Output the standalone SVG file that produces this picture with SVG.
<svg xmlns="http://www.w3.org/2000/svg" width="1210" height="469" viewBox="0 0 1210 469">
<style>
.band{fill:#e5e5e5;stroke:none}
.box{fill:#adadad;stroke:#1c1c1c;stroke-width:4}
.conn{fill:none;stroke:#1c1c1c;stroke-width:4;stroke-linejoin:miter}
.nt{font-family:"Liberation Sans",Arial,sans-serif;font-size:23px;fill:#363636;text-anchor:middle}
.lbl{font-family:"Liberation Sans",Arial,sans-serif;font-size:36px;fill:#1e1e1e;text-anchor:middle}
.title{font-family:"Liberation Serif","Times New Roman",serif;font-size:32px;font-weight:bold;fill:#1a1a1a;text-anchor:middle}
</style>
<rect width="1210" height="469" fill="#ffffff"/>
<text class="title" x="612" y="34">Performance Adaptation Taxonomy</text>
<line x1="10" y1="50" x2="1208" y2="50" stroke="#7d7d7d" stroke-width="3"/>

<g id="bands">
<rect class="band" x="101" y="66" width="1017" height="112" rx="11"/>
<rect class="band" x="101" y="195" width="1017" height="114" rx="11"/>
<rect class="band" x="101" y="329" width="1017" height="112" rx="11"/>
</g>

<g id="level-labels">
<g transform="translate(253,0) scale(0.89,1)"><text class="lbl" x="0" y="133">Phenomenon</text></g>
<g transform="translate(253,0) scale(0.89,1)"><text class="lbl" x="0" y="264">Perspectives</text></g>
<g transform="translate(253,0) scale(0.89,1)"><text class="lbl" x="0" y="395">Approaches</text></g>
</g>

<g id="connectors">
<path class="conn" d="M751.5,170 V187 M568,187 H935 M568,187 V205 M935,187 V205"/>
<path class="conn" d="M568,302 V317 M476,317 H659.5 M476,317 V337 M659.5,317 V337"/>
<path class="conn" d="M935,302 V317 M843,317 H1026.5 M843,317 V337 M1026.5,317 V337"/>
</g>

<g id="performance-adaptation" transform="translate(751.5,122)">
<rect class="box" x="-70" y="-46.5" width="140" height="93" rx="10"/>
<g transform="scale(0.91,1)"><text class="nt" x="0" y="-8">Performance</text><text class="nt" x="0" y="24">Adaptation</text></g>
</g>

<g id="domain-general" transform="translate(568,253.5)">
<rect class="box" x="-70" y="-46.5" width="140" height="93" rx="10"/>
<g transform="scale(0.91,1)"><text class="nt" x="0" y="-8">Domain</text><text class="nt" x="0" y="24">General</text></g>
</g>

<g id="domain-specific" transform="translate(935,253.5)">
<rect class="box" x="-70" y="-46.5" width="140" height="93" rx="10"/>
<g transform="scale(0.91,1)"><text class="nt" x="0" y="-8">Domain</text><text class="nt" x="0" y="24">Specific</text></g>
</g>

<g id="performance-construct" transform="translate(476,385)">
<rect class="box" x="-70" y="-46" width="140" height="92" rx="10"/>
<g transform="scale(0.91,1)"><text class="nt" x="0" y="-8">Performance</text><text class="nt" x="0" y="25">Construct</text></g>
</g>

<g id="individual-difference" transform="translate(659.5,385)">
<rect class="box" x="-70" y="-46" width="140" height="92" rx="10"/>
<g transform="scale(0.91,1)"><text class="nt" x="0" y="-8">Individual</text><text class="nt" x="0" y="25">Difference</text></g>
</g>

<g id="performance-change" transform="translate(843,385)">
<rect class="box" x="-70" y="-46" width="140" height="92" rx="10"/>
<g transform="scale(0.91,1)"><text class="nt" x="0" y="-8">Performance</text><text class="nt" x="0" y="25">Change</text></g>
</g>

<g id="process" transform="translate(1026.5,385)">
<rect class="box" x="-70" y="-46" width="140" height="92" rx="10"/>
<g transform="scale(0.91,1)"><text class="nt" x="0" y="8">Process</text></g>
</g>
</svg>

=======

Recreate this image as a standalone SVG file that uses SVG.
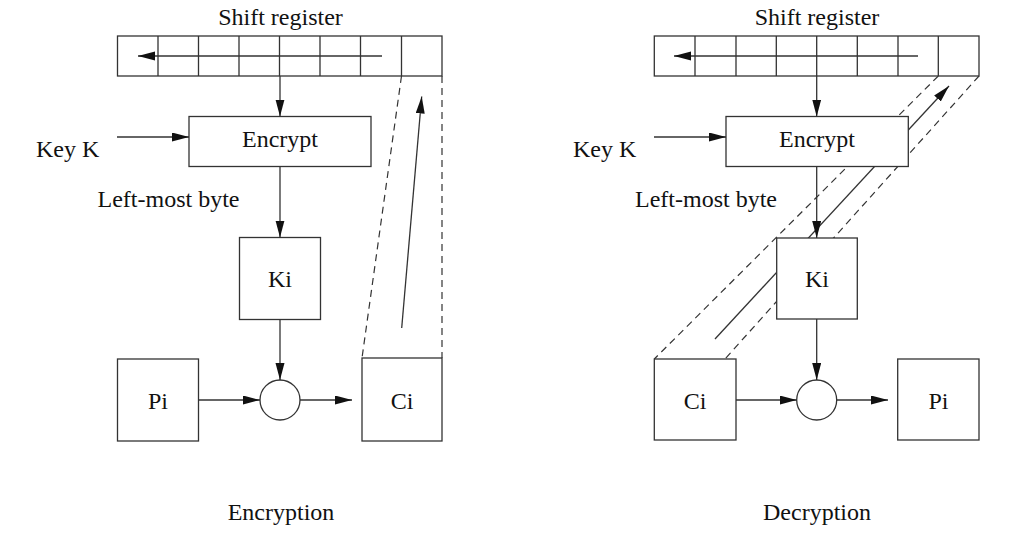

=======

#### [WHAT YOU ARE ASKED TO DO]
From the entries above, extract each line containing "file".

#### [OUTPUT]
Output the standalone SVG file that produces this picture with SVG.
Recreate this image as a standalone SVG file that uses SVG.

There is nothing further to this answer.